Let $X_1,X_2,...$ be a sequence of random variables such that $P(X_n = \pm 2^n) = \frac{1}{2^{2n+1}}$ and $P(X_n = 0) = 1 - \frac{1}{2^{2n}}$. I'm supposed to show that this sequence satisfies WLLN, but isn't $Var(X_n) = E(X_n^2) = \sum_{n} \frac{2^{2n}}{2^{2n+1}} = \sum_{n} \frac{1}{2} = \infty$, so the WLLN can't be applied?

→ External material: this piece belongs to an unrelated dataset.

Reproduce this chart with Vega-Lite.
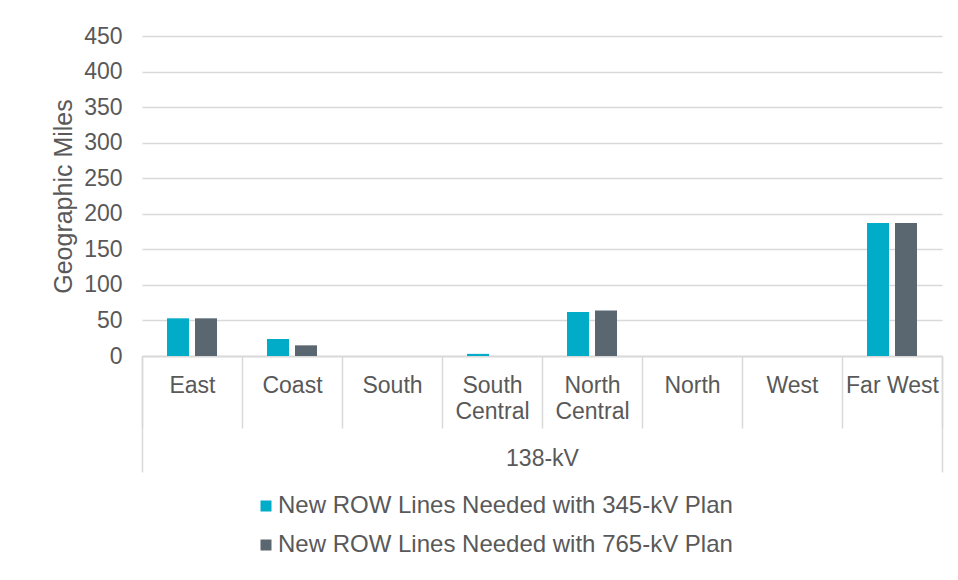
{
  "$schema": "https://vega.github.io/schema/vega-lite/v6.json",
  "autosize": {"type": "none"},
  "width": 800,
  "height": 320,
  "padding": {"left": 142, "top": 36, "right": 16, "bottom": 224},
  "background": "#ffffff",
  "config": {
    "font": "Liberation Sans",
    "view": {"stroke": null},
    "axis": {"labelColor": "#595959", "titleColor": "#595959", "labelFontSize": 23, "titleFontWeight": "normal"}
  },
  "layer": [
    {
      "data": {
        "values": [
          {"region": "East", "series": "New ROW Lines Needed with 345-kV Plan", "miles": 53},
          {"region": "East", "series": "New ROW Lines Needed with 765-kV Plan", "miles": 53},
          {"region": "Coast", "series": "New ROW Lines Needed with 345-kV Plan", "miles": 24},
          {"region": "Coast", "series": "New ROW Lines Needed with 765-kV Plan", "miles": 15},
          {"region": "South", "series": "New ROW Lines Needed with 345-kV Plan", "miles": 0},
          {"region": "South", "series": "New ROW Lines Needed with 765-kV Plan", "miles": 0},
          {"region": "South Central", "series": "New ROW Lines Needed with 345-kV Plan", "miles": 3},
          {"region": "South Central", "series": "New ROW Lines Needed with 765-kV Plan", "miles": 0},
          {"region": "North Central", "series": "New ROW Lines Needed with 345-kV Plan", "miles": 62},
          {"region": "North Central", "series": "New ROW Lines Needed with 765-kV Plan", "miles": 64},
          {"region": "North", "series": "New ROW Lines Needed with 345-kV Plan", "miles": 0},
          {"region": "North", "series": "New ROW Lines Needed with 765-kV Plan", "miles": 0},
          {"region": "West", "series": "New ROW Lines Needed with 345-kV Plan", "miles": 0},
          {"region": "West", "series": "New ROW Lines Needed with 765-kV Plan", "miles": 0},
          {"region": "Far West", "series": "New ROW Lines Needed with 345-kV Plan", "miles": 187},
          {"region": "Far West", "series": "New ROW Lines Needed with 765-kV Plan", "miles": 187}
        ]
      },
      "mark": {"type": "bar"},
      "encoding": {
        "x": {
          "field": "region",
          "type": "nominal",
          "sort": null,
          "scale": {"paddingInner": 0, "paddingOuter": 0},
          "axis": {
            "orient": "bottom",
            "title": null,
            "labelAngle": 0,
            "labelBaseline": "top",
            "labelPadding": -54,
            "labelLineHeight": 26,
            "labelOverlap": false,
            "labelFlush": false,
            "labelExpr": "datum.value == 'South Central' ? ['South', 'Central'] : datum.value == 'North Central' ? ['North', 'Central'] : datum.value",
            "tickBand": "extent",
            "tickSize": 72,
            "tickColor": "#d9d9d9",
            "tickWidth": 1.5,
            "domainColor": "#d9d9d9",
            "domainWidth": 1.5,
            "grid": false
          }
        },
        "xOffset": {
          "field": "series",
          "type": "nominal",
          "scale": {"paddingInner": 0.214, "paddingOuter": 0.893}
        },
        "y": {
          "field": "miles",
          "type": "quantitative",
          "scale": {"domain": [0, 450], "nice": false},
          "axis": {
            "title": "Geographic Miles",
            "titleFontSize": 25,
            "titlePadding": 7,
            "values": [0, 50, 100, 150, 200, 250, 300, 350, 400, 450],
            "domain": false,
            "ticks": false,
            "labelPadding": 20,
            "gridColor": "#d9d9d9",
            "gridWidth": 1.5
          }
        },
        "color": {
          "field": "series",
          "type": "nominal",
          "scale": {"range": ["#00acc7", "#5b6770"]},
          "legend": {
            "orient": "none",
            "legendX": 112,
            "legendY": 458,
            "direction": "vertical",
            "title": null,
            "symbolType": "square",
            "symbolSize": 121,
            "symbolStrokeWidth": 0,
            "labelFontSize": 24,
            "labelColor": "#595959",
            "labelOffset": 0,
            "labelLimit": 700,
            "rowPadding": 15
          }
        }
      }
    },
    {
      "data": {"values": [{"group": "138-kV"}]},
      "mark": {"type": "point", "opacity": 0},
      "encoding": {
        "x": {
          "field": "group",
          "type": "nominal",
          "scale": {"paddingInner": 0, "paddingOuter": 0},
          "axis": {
            "orient": "bottom",
            "title": null,
            "labelAngle": 0,
            "labelBaseline": "top",
            "labelPadding": -25,
            "labelFontSize": 23,
            "tickBand": "extent",
            "tickSize": 116,
            "tickColor": "#d9d9d9",
            "tickWidth": 1.5,
            "domainColor": "#d9d9d9",
            "domainWidth": 1.5,
            "grid": false
          }
        }
      }
    }
  ],
  "resolve": {"scale": {"x": "independent"}}
}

I already verified $E(X_n)=0$.

• To check whether the WLLN holds, just check the definition of it and it probably is clear that it works (per definition of $X_n$, essentially since $2^{-2n}\to 0$). As I recall, the assumption of finite variance (in or outside of the limit) is not necessary for the WLLN to apply. – Stan Tendijck Jun 20 '18 at 23:11
• that's odd, in my book one of the hypothesis is "variance uniformly limited" – creepyrodent Jun 21 '18 at 0:19
• Two things: (1) the moment conditions for WLLNs generally depend on the strength of other assumptions such as stationarity and independence and (2) when you say WLLN, do you mean $X_n \to^p 0$ or $(X_1 + ... + X_n)/n \to^p 0$? – Galton Jun 21 '18 at 2:18
• (1) and in this case there is stationarity or independence? I'm failing to see... (2) The latter – creepyrodent Jun 21 '18 at 17:20
• (1) there is no stationarity since the variance changes but there is independence (since there is nothing stated that should suggest otherwise) – Stan Tendijck Jun 23 '18 at 9:30

$P\{X_n \neq 0\}=\frac 1 {2^{2n}}$. Hence $\sum_n P\{X_n \neq 0\}<\infty$. This implies that the $\limsup$ of the events $\{X_n \neq 0\}$ (which is set of points that belong to infinitely many of these events) has probability $0$. Hence $X_n \to 0$ almost surely which implies $\frac {X_1+X_2+...+X_n} n \to 0$ almost surely. This proves a much stronger result without using any major theorem.